• _WHAT YOU NEED TO DO_: Everything in the listing except the pictures should be written out exactly.

(Source code of charts)
=======

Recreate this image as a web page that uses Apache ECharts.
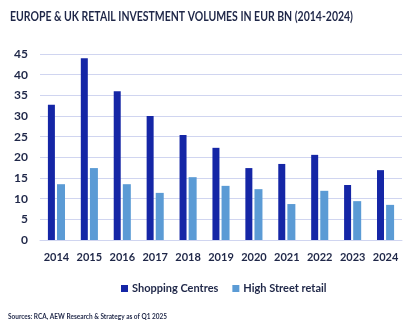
<!DOCTYPE html>
<html>
<head>
<meta charset="utf-8">
<script src="https://cdn.jsdelivr.net/npm/echarts@6/dist/echarts.min.js"></script>
<style>
  html, body { margin: 0; padding: 0; background: #fff; }
  #chart { width: 415px; height: 332px; }
</style>
</head>
<body>
<div id="chart"></div>
<script>
// Retail investment volumes, EUR bn
const years = ['2014', '2015', '2016', '2017', '2018', '2019', '2020', '2021', '2022', '2023', '2024'];
const shoppingCentres = [32.7, 44.0, 36.0, 30.0, 25.4, 22.3, 17.4, 18.4, 20.6, 13.3, 16.9];
const highStreet = [13.5, 17.4, 13.5, 11.4, 15.2, 13.1, 12.3, 8.7, 11.9, 9.4, 8.5];
const seriesNames = ['Shopping Centres', 'High Street retail'];
const titleText = 'EUROPE & UK RETAIL INVESTMENT VOLUMES IN EUR BN (2014-2024)';
const sourceText = 'Sources: RCA, AEW Research & Strategy as of Q1 2025';

const FONT = 'Lato, "Liberation Sans", sans-serif';
const INK = '#1f2748';

// Horizontal squeeze factor so a line of text spans a given width (condensed look)
const measureCtx = document.createElement('canvas').getContext('2d');
function squeeze(text, font, width) {
  measureCtx.font = font;
  return width / measureCtx.measureText(text).width;
}

const titleFont = 'bold 13.5px ' + FONT;
const sourceFont = 'bold 8px ' + FONT;

const chart = echarts.init(document.getElementById('chart'), null, { renderer: 'canvas' });
chart.setOption({
  animation: false,
  graphic: [
    {
      type: 'text', x: 10, y: 10, scaleX: squeeze(titleText, titleFont, 343),
      style: { text: titleText, font: titleFont, fill: INK }
    },
    {
      type: 'text', x: 8, y: 312, scaleX: squeeze(sourceText, sourceFont, 159),
      style: { text: sourceText, font: sourceFont, fill: INK }
    }
  ],
  legend: {
    data: seriesNames,
    top: 278, left: 116,
    itemWidth: 7, itemHeight: 7, itemGap: 14,
    icon: 'rect',
    textStyle: { fontFamily: FONT, fontSize: 11, fontWeight: 'bold', color: INK, padding: [0, 0, 0, -1] }
  },
  grid: { left: 40, right: 13, top: 54, bottom: 92, containLabel: false },
  xAxis: {
    type: 'category', data: years,
    axisLine: { lineStyle: { color: '#d0d5f0' } },
    axisTick: { show: false },
    axisLabel: { interval: 0, fontFamily: FONT, fontSize: 11, fontWeight: 'bold', color: INK, margin: 12 }
  },
  yAxis: {
    type: 'value', min: 0, max: 45, interval: 5,
    axisLine: { show: false }, axisTick: { show: false },
    splitLine: { lineStyle: { color: '#d0d5f0' } },
    axisLabel: { fontFamily: FONT, fontSize: 12, fontWeight: 'bold', color: INK, margin: 12 }
  },
  series: [
    { name: seriesNames[0], type: 'bar', data: shoppingCentres, itemStyle: { color: '#1526a6' }, barWidth: 7, barGap: '30%' },
    { name: seriesNames[1], type: 'bar', data: highStreet, itemStyle: { color: '#5b9bd5' }, barWidth: 8 }
  ]
});
</script>
</body>
</html>
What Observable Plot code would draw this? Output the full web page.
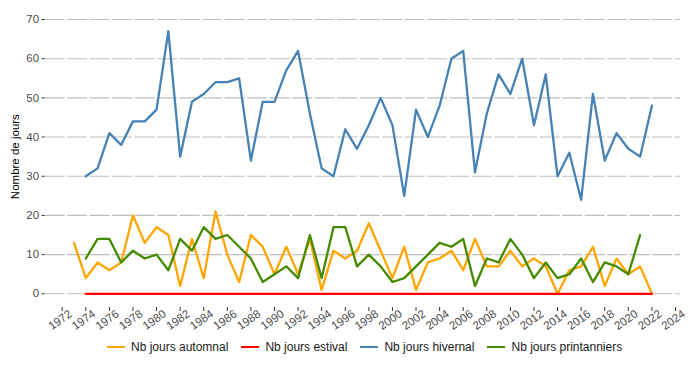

=======

• _COMPLETED EXERCISE_:
Recreate this image as a web page that uses Apache ECharts.
<!DOCTYPE html>
<html>
<head>
<meta charset="utf-8">
<script src="https://cdn.jsdelivr.net/npm/echarts@6/dist/echarts.min.js"></script>
<style>
  html, body { margin: 0; padding: 0; background: #fff; }
  #chart { width: 415px; height: 332px; }
</style>
</head>
<body>
<div id="chart"></div>
<script>
// Retail investment volumes, EUR bn
const years = ['2014', '2015', '2016', '2017', '2018', '2019', '2020', '2021', '2022', '2023', '2024'];
const shoppingCentres = [32.7, 44.0, 36.0, 30.0, 25.4, 22.3, 17.4, 18.4, 20.6, 13.3, 16.9];
const highStreet = [13.5, 17.4, 13.5, 11.4, 15.2, 13.1, 12.3, 8.7, 11.9, 9.4, 8.5];
const seriesNames = ['Shopping Centres', 'High Street retail'];
const titleText = 'EUROPE & UK RETAIL INVESTMENT VOLUMES IN EUR BN (2014-2024)';
const sourceText = 'Sources: RCA, AEW Research & Strategy as of Q1 2025';

const FONT = 'Lato, "Liberation Sans", sans-serif';
const INK = '#1f2748';

// Horizontal squeeze factor so a line of text spans a given width (condensed look)
const measureCtx = document.createElement('canvas').getContext('2d');
function squeeze(text, font, width) {
  measureCtx.font = font;
  return width / measureCtx.measureText(text).width;
}

const titleFont = 'bold 13.5px ' + FONT;
const sourceFont = 'bold 8px ' + FONT;

const chart = echarts.init(document.getElementById('chart'), null, { renderer: 'canvas' });
chart.setOption({
  animation: false,
  graphic: [
    {
      type: 'text', x: 10, y: 10, scaleX: squeeze(titleText, titleFont, 343),
      style: { text: titleText, font: titleFont, fill: INK }
    },
    {
      type: 'text', x: 8, y: 312, scaleX: squeeze(sourceText, sourceFont, 159),
      style: { text: sourceText, font: sourceFont, fill: INK }
    }
  ],
  legend: {
    data: seriesNames,
    top: 278, left: 116,
    itemWidth: 7, itemHeight: 7, itemGap: 14,
    icon: 'rect',
    textStyle: { fontFamily: FONT, fontSize: 11, fontWeight: 'bold', color: INK, padding: [0, 0, 0, -1] }
  },
  grid: { left: 40, right: 13, top: 54, bottom: 92, containLabel: false },
  xAxis: {
    type: 'category', data: years,
    axisLine: { lineStyle: { color: '#d0d5f0' } },
    axisTick: { show: false },
    axisLabel: { interval: 0, fontFamily: FONT, fontSize: 11, fontWeight: 'bold', color: INK, margin: 12 }
  },
  yAxis: {
    type: 'value', min: 0, max: 45, interval: 5,
    axisLine: { show: false }, axisTick: { show: false },
    splitLine: { lineStyle: { color: '#d0d5f0' } },
    axisLabel: { fontFamily: FONT, fontSize: 12, fontWeight: 'bold', color: INK, margin: 12 }
  },
  series: [
    { name: seriesNames[0], type: 'bar', data: shoppingCentres, itemStyle: { color: '#1526a6' }, barWidth: 7, barGap: '30%' },
    { name: seriesNames[1], type: 'bar', data: highStreet, itemStyle: { color: '#5b9bd5' }, barWidth: 8 }
  ]
});
</script>
</body>
</html>
What Observable Plot code would draw this? Output the full web page.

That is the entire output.